Lead Image: “Christina’s World,” by Andrew Wyeth, 1948, tempera on panel, 32 1/4 x 47 3/4 in. Collection of the Museum of Modern Art, New York, New York

When we asked Petruccio about an early influence, “I didn’t even have to think,” he says. “Andrew Wyeth’s ‘Christina’s World’ was the painting that did it for me, set me off in a number of directions.” Petruccio grew up in an artist’s home in Brooklyn, but art was treated like a job in his household — his dad worked as an art director, airbrushing images. Petruccio was much more concerned with comic books. Then he came across a book in his home about Andrew Wyeth and the Olson family. Among the color plates was “Christina’s World,” one of the most iconic American paintings of the last century.

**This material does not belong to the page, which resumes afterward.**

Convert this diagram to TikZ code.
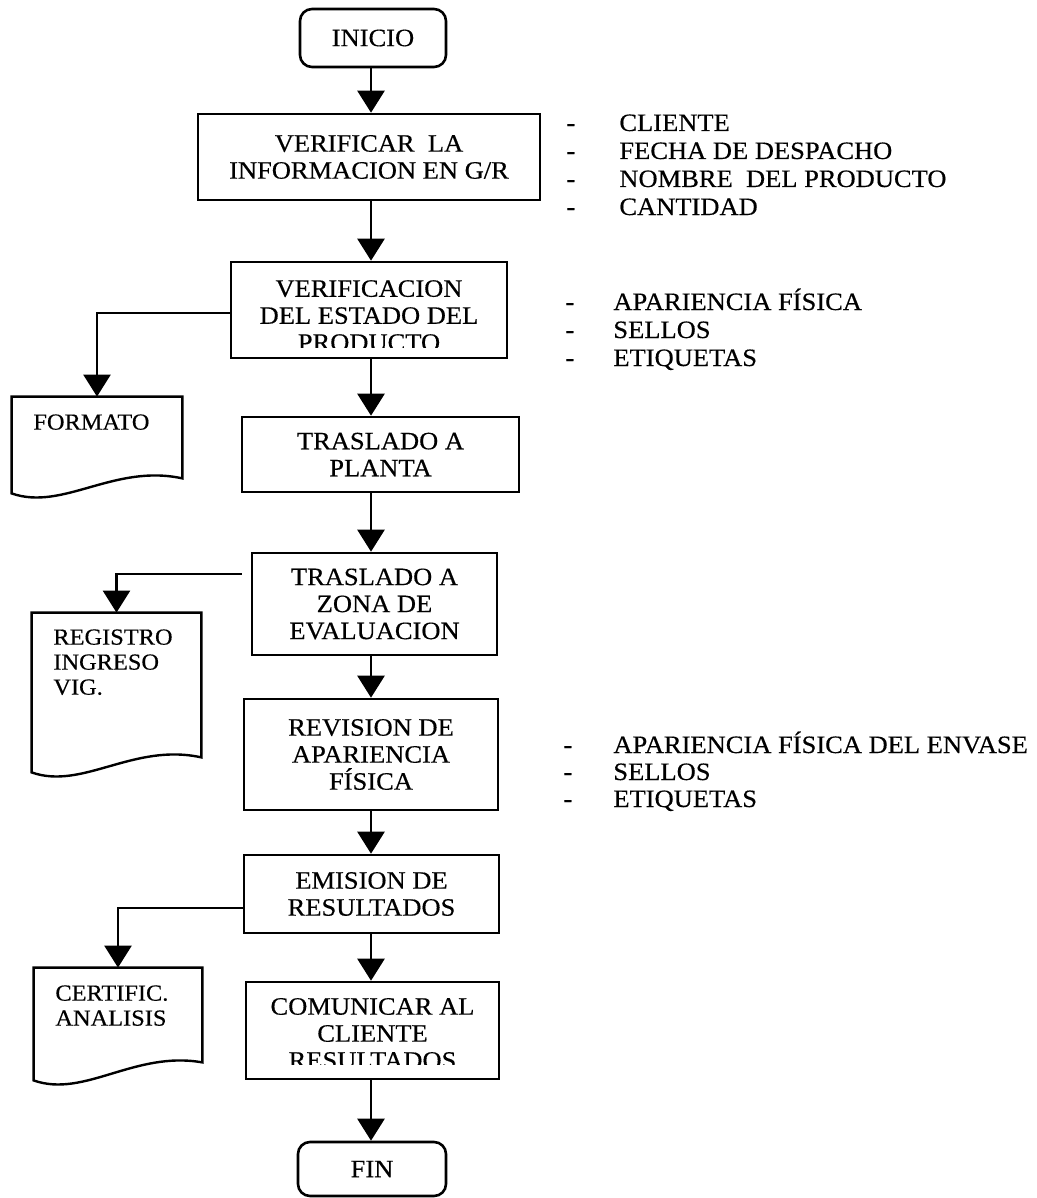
\documentclass[tikz,border=0pt]{standalone}
\usepackage{fontspec}
\setmainfont{Liberation Serif}[FakeStretch=1.06,FakeBold=0.4]
\usetikzlibrary{calc,arrows.meta,positioning}

\begin{document}
\begin{tikzpicture}[x=0.5pt,y=-0.5pt,
	caja/.style={draw,line width=1.3pt,rectangle,inner sep=0pt,align=center,font=\fontsize{12.5}{13.5}\selectfont},
	redondeada/.style={caja,rounded corners=6pt},
	hoja/.style={rectangle,inner sep=0pt},
	doctexto/.style={anchor=north west,inner sep=0pt,align=left,font=\fontsize{11.5}{12.5}\selectfont},
	flecha/.style={line width=1.3pt,-{Triangle[length=11pt,width=13.5pt]}},
	item/.style={anchor=base west,inner sep=0pt,font=\fontsize{12.5}{13.5}\selectfont}]

		\useasboundingbox (0,0) rectangle (1037,1198);
		\coordinate (eje) at (371,0);

		% flujo principal
		\node[redondeada,minimum width=73pt,minimum height=29pt] (inicio) at (373,38) {INICIO};
		\node[caja,minimum width=171pt,minimum height=43pt] (verif) at (369,157) {VERIFICAR\ \ LA\\INFORMACION EN G/R};
		\node[caja,minimum width=138pt,minimum height=48pt,
			path picture={\clip ([yshift=5.5pt]path picture bounding box.south west) rectangle (path picture bounding box.north east);
				\node[inner sep=0pt,align=center,font=\fontsize{12.5}{13.5}\selectfont] (estado-t) at ([yshift=-2.8pt]path picture bounding box.center) {VERIFICACION\\DEL ESTADO DEL\\PRODUCTO};}] (estado) at (369,310) {};
		\node[caja,minimum width=138.5pt,minimum height=37.5pt] (planta) at (380.5,454.5) {TRASLADO A\\PLANTA};
		\node[caja,minimum width=122.5pt,minimum height=51pt] (zona) at (374.5,604) {TRASLADO A\\ZONA DE\\EVALUACION};
		\node[caja,minimum width=127pt,minimum height=55.5pt] (revision) at (371,754.5) {REVISION DE\\APARIENCIA\\FÍSICA};
		\node[caja,minimum width=127.5pt,minimum height=39pt] (emision) at (371.5,894) {EMISION DE\\RESULTADOS};
		\node[caja,minimum width=126.5pt,minimum height=48.5pt,
			path picture={\clip ([yshift=7.5pt]path picture bounding box.south west) rectangle (path picture bounding box.north east);
				\node[inner sep=0pt,align=center,font=\fontsize{12.5}{13.5}\selectfont] (comunicar-t) at ([yshift=-1.5pt]path picture bounding box.center) {COMUNICAR AL\\CLIENTE\\RESULTADOS};}] (comunicar) at (372.5,1030.5) {};
		\node[redondeada,minimum width=74pt,minimum height=27pt] (fin) at (372,1169) {FIN};

		\draw[flecha] (inicio.south -| eje) -- (verif.north -| eje);
		\draw[flecha] (verif.south -| eje) -- (estado.north -| eje);
		\draw[flecha] (estado.south -| eje) -- (planta.north -| eje);
		\draw[flecha] (planta.south -| eje) -- (zona.north -| eje);
		\draw[flecha] (zona.south -| eje) -- (revision.north -| eje);
		\draw[flecha] (revision.south -| eje) -- (emision.north -| eje);
		\draw[flecha] (emision.south -| eje) -- (comunicar.north -| eje);
		\draw[flecha] (comunicar.south -| eje) -- (fin.north -| eje);

		% documentos
		\node[hoja,minimum width=85pt,minimum height=48pt] (formato) at (97,445) {};
		\node[doctexto] (formato-t) at (33,414) {FORMATO};
		\node[hoja,minimum width=84.5pt,minimum height=79.5pt] (registro) at (116.5,692.5) {};
		\node[doctexto] (registro-t) at (53,629) {REGISTRO\\INGRESO\\VIG.};
		\node[hoja,minimum width=84pt,minimum height=56pt] (certif) at (118,1024) {};
		\node[doctexto] (certif-t) at (55,985) {CERTIFIC.\\ANALISIS};
		\foreach \d/\c in {formato/7.5,registro/7.5,certif/9}
		\draw[line width=1.2pt] (\d.south west) -- (\d.north west) -- (\d.north east) -- ([yshift=\c pt]\d.south east)
			.. controls ($(\d.south west)!0.6!(\d.south east)+(0,-30)$) and ($(\d.south west)!0.3!(\d.south east)+(0,18)$) .. cycle;

		\draw[flecha] ([yshift=-1.5pt]estado.west) -| (formato.north);
		\coordinate (z-ini) at ([shift={(-9,-30)}]zona.west);
		\draw[flecha] (z-ini) -| (registro.north);
		\draw[flecha] ([yshift=-7pt]emision.west) -| (certif.north);

		% observaciones
		\foreach \t [count=\i] in {CLIENTE,FECHA DE DESPACHO,NOMBRE\ \ DEL PRODUCTO,CANTIDAD}
		\node[item] (obs-a\i) at (566,{131+28*(\i-1)}) {\makebox[26.5pt][l]{-}\t};
		\foreach \t [count=\i] in {APARIENCIA FÍSICA,SELLOS,ETIQUETAS}
		\node[item] (obs-b\i) at (565,{310+28*(\i-1)}) {\makebox[24pt][l]{-}\t};
		\foreach \t [count=\i] in {APARIENCIA FÍSICA DEL ENVASE,SELLOS,ETIQUETAS}
		\node[item] (obs-c\i) at (563,{753+27*(\i-1)}) {\makebox[25pt][l]{-}\t};
	\end{tikzpicture}
\end{document}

“I knew nothing about Andrew Wyeth,” says Petruccio. “I knew comic books. But there was something about that painting — the figure had an almost a Frank Frazetta pose to me. That heroic pose appealed to me. I read soon after about what the painting was really about.”

Andrew Wyeth may have provided the fork in Petruccio’s road, but N.C. Wyeth was his next stop. “I looked up the name ‘Wyeth’ and learned about N.C.,” says Petruccio. “Suddenly, I didn’t want to be a comic book artist anymore. I wanted to be an illustrator. I still loved ‘Christina’s World.’ Andrew’s work had a different emotional quality, but it still had that heroic aspect to it. And learning more about the story behind the painting, Christina became a heroic figure again.” Petruccio immersed himself in the work and teachings of Burne Hogarth and Andrew Loomis, and the lessons in Michelangelo’s work.

Decades later, Petruccio finds one primary, and very different, lesson in “Christina’s World.”

“I look at it now on a totally different level,” he says. “I look at the abstract quality of the work. The technique is great, but the question that Wyeth seemed to ask was, ‘What is just enough?’ So now, when I paint, I ask myself, what do I really need? It’s sensory overload out there when you are plein air painting. I have to focus on what is important to me today. I still have a print of ‘Christina’s World’ hanging in my home. For me, that painting is about saying a lot with so little.”